You have to study neoplatonism, to have a monotheist religion as an attempt to get a theory of everything, independent of "revelation", which are authoritative at the start.


Brent
The political discourse matters, and explains a good deal. But
there's something beneath it, something we don't want to look in
the face: namely, that in India, as elsewhere in our darkening
world, religion is the poison in the blood. Where religion
intervenes, mere innocence is no excuse. Yet we go on skating
around this issue, speaking of religion in the fashionable
language of "respect". What is there to respect in any of this,
or in any of the crimes now being committed almost daily around
the world in religion's dreaded name? How well, with what fatal
results, religion erects totems, and how willing we are to kill
for them! And when we've done it often enough, the deadening of
affect that results makes it easier to do it again. So India's
problem turns out to be the world's problem. What happened in
India has happened in God's name. The problem's name is God.
     --- Salman Rushdie 2002


No. the problem is not God. The problem is when God is abandonned to politics which will use it to exploit supersitition,credulity and fears.

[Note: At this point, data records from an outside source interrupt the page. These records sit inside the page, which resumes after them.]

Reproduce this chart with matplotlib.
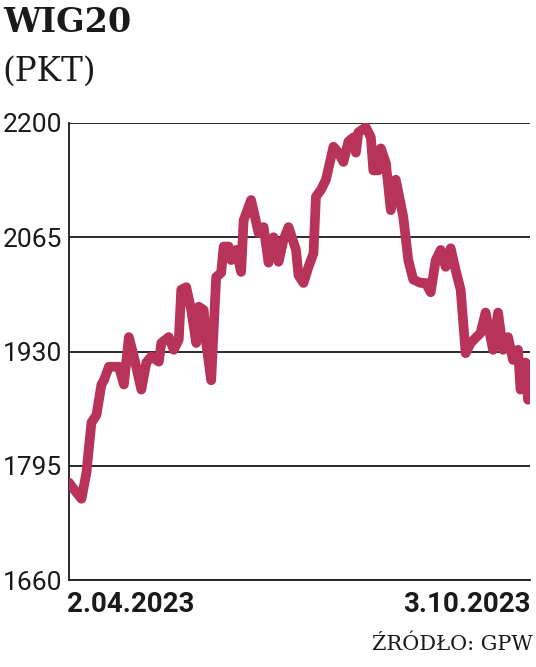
import matplotlib
matplotlib.use('Agg')
import matplotlib.pyplot as plt

# WIG20, 2.04.2023 - 3.10.2023 (days since start, index points)
days = [0, 2, 5, 7, 8, 9, 11, 13, 14, 16, 20, 22, 24, 26, 29, 31, 33, 36, 37, 40,
        42, 44, 45, 47, 49, 51, 52, 54, 55, 57, 59, 61, 62, 64, 65, 67, 69, 70, 73, 76,
        78, 80, 82, 84, 86, 88, 91, 92, 94, 96, 98, 99, 101, 103, 106, 108, 110, 112, 114, 115,
        116, 119, 121, 122, 124, 125, 127, 129, 131, 134, 136, 138, 141, 143, 145, 147, 149, 151, 153, 155,
        157, 159, 161, 165, 167, 170, 172, 174, 176, 178, 180, 181, 183, 184]
values = [1775, 1767, 1756, 1787, 1817, 1846, 1855, 1891, 1896, 1912, 1912, 1891, 1947, 1924, 1885, 1917, 1924, 1918, 1940, 1947,
          1932, 1944, 2003, 2006, 1979, 1940, 1983, 1979, 1940, 1896, 2018, 2023, 2054, 2054, 2038, 2050, 2024, 2085, 2109, 2070,
          2077, 2035, 2065, 2036, 2062, 2077, 2050, 2020, 2011, 2030, 2046, 2113, 2121, 2133, 2172, 2165, 2154, 2178, 2183, 2165,
          2189, 2195, 2183, 2144, 2144, 2170, 2153, 2097, 2133, 2089, 2038, 2015, 2011, 2011, 2000, 2038, 2050, 2030, 2052, 2026,
          2003, 1928, 1940, 1952, 1976, 1932, 1976, 1932, 1947, 1920, 1932, 1885, 1917, 1873]

yticks = [1660, 1795, 1930, 2065, 2200]
date_labels = ['2.04.2023', '3.10.2023']

LINE = '#b8335a'
INK = '#1a1a1a'

fig = plt.figure(figsize=(5.36, 6.67), dpi=100)
ax = fig.add_axes([69 / 536, 1 - 580 / 667, 461 / 536, 457 / 667])

ax.plot(days, values, color=LINE, linewidth=7.0, solid_joinstyle='round',
        solid_capstyle='round', zorder=3)

ax.set_ylim(1660, 2200)
ax.set_xlim(0, 184.8)
ax.set_yticks(yticks)
ax.set_yticklabels([str(t) for t in yticks], family='Roboto', fontsize=19, color=INK)
for lab in ax.get_yticklabels():
    lab.set_verticalalignment('center_baseline')
ax.tick_params(axis='y', length=0, pad=5)
ax.set_xticks([])
ax.yaxis.grid(True, color=INK, linewidth=1.3)
ax.set_axisbelow(True)

for s in ['top', 'right']:
    ax.spines[s].set_visible(False)
for s in ['left', 'bottom']:
    ax.spines[s].set_color(INK)
    ax.spines[s].set_linewidth(1.3)

# date labels under the axis
fig.text(67 / 536, 1 - 605 / 667, date_labels[0], ha='left', va='center',
         family='Roboto', fontweight='bold', fontsize=20, color=INK)
fig.text(531 / 536, 1 - 605 / 667, date_labels[1], ha='right', va='center',
         family='Roboto', fontweight='bold', fontsize=20, color=INK)

# title block
fig.text(3 / 536, 1 - 23 / 667, 'WIG20', ha='left', va='center',
         family='DejaVu Serif', fontweight='bold', fontsize=24, color=INK)
fig.text(2 / 536, 1 - 72 / 667, '(PKT)', ha='left', va='center',
         family='DejaVu Serif', fontsize=23.5, color=INK)

fig.text(533 / 536, 1 - 644 / 667, 'ŹRÓDŁO: GPW', ha='right', va='center',
         family='DejaVu Serif', fontsize=15, color=INK)

fig.savefig('out.png', dpi=100, facecolor='white')
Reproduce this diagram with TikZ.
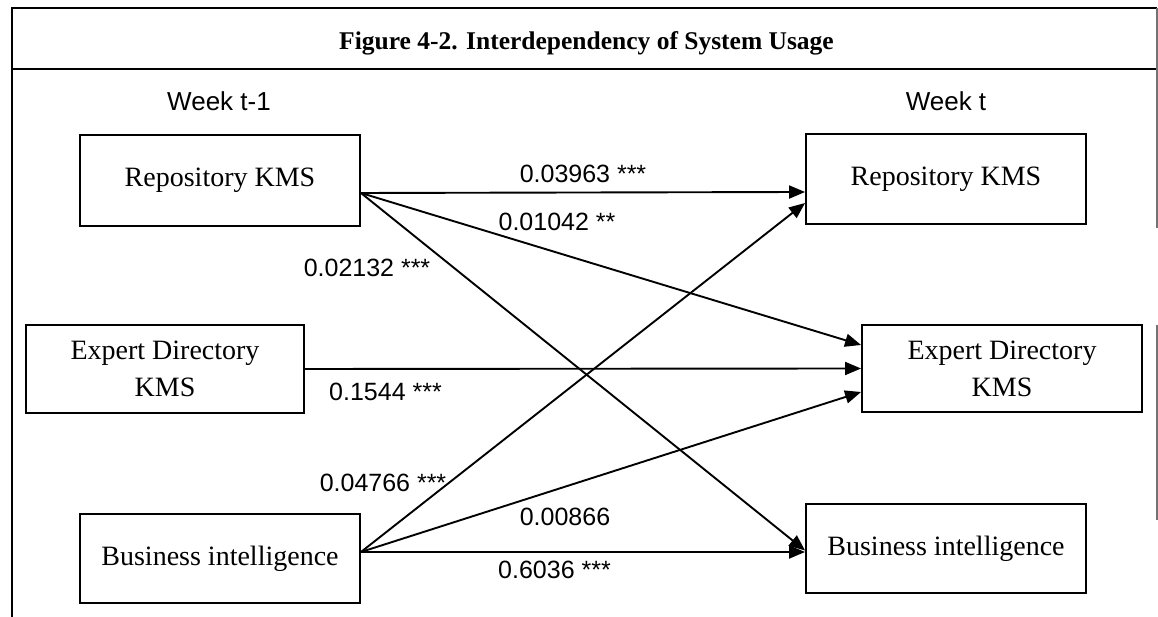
\documentclass[tikz,border=0pt]{standalone}
\usepackage{fontspec}
\setmainfont{Liberation Serif}
\newfontfamily\arialf{Liberation Sans}
\usetikzlibrary{arrows.meta}
\begin{document}
\begin{tikzpicture}[x=1pt,y=1pt,
  box/.style={draw,line width=1.9pt,inner sep=0pt,align=center,
    font=\fontsize{28}{37}\selectfont},
  link/.style={line width=1.9pt,-{Triangle[length=16pt,width=13pt]}},
  lab/.style={font=\arialf\fontsize{25}{30}\selectfont,inner sep=0pt},
  week/.style={font=\arialf\fontsize{26}{30}\selectfont,inner sep=0pt},
  frame/.style={line width=1.5pt},
  frameside/.style={line width=1.2pt,draw=black!55}]
\useasboundingbox (0,0) rectangle (1158,617);
% frame
\draw[frame] (12,0) -- (12,609) -- (1157,609);
\draw[frame] (12,548) -- (1157,548);
\draw[frameside] (1157,609) -- (1157,389);
\draw[frameside] (1157,292) -- (1157,97);
\node[font=\bfseries\fontsize{25.5}{30}\selectfont,inner sep=0pt,anchor=base] (title) at (586.5,567)
  {Figure 4-2. Interdependency of System Usage};
% week labels
\node[week] (wl) at (219,516) {Week t-1};
\node[week] (wr) at (946,516) {Week t};
% boxes
\node[box,minimum width=280pt,minimum height=91pt] (L1) at (220,436.5) {Repository KMS};
\node[box,minimum width=278pt,minimum height=88pt] (L2) at (165,248) {Expert Directory\\KMS};
\node[box,minimum width=280pt,minimum height=89pt] (L3) at (220,58.5) {Business intelligence};
\node[box,minimum width=280pt,minimum height=90pt] (R1) at (946,438) {Repository KMS};
\node[box,minimum width=280pt,minimum height=87pt] (R2) at (1002,248.5) {Expert Directory\\KMS};
\node[box,minimum width=280pt,minimum height=89pt] (R3) at (946,68.5) {Business intelligence};
% connectors
\draw[link] ([yshift=-12.5pt]L1.east) -- ([yshift=-13pt]R1.west);
\draw[link] ([yshift=-12.5pt]L1.east) -- ([yshift=23.5pt]R2.west);
\draw[link] ([yshift=-12.5pt]L1.east) -- ([yshift=-2pt]R3.west);
\draw[link] (L2.east) -- (R2.west);
\draw[link] ([yshift=6.5pt]L3.east) -- ([yshift=-24pt]R1.west);
\draw[link] ([yshift=6.5pt]L3.east) -- ([yshift=-23.5pt]R2.west);
\draw[link] ([yshift=6.5pt]L3.east) -- ([yshift=-3.5pt]R3.west);
% labels
\node[lab] (c1) at (583,443) {0.03963 ***};
\node[lab] (c2) at (557,395.5) {0.01042 **};
\node[lab] (c3) at (367,349) {0.02132 ***};
\node[lab] (c4) at (385.5,225) {0.1544 ***};
\node[lab] (c5) at (383,134) {0.04766 ***};
\node[lab] (c6) at (565,100) {0.00866};
\node[lab] (c7) at (554.5,47) {0.6036 ***};
\end{tikzpicture}
\end{document}
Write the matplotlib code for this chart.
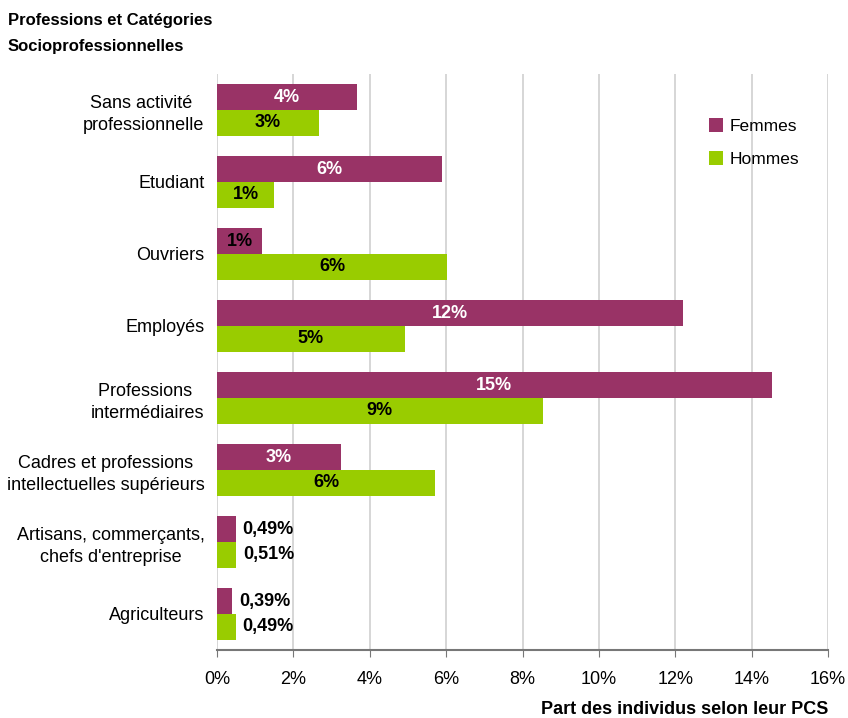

The problem is not God, it is our lack of seriousness around that notion.

The christian stolen the legend to the jews, and the theory to the greeks, 
among two.

If computationalism is correct, it might be that they choose the wrong one.

But that is not the bigger problem for religion. The problem are the possible literalism, the dogma, the use of violence, the lack of listening the community of believer, the lack of democracy in some community, and the lack of seriousness due to the discarding of the role of the academical research on the subject (at least explicit research).

In other words, no true religion would do those bad things and no true theologian would accept revelation as evidence.

Brent


Only bad faith fears reason, experiments and experiences.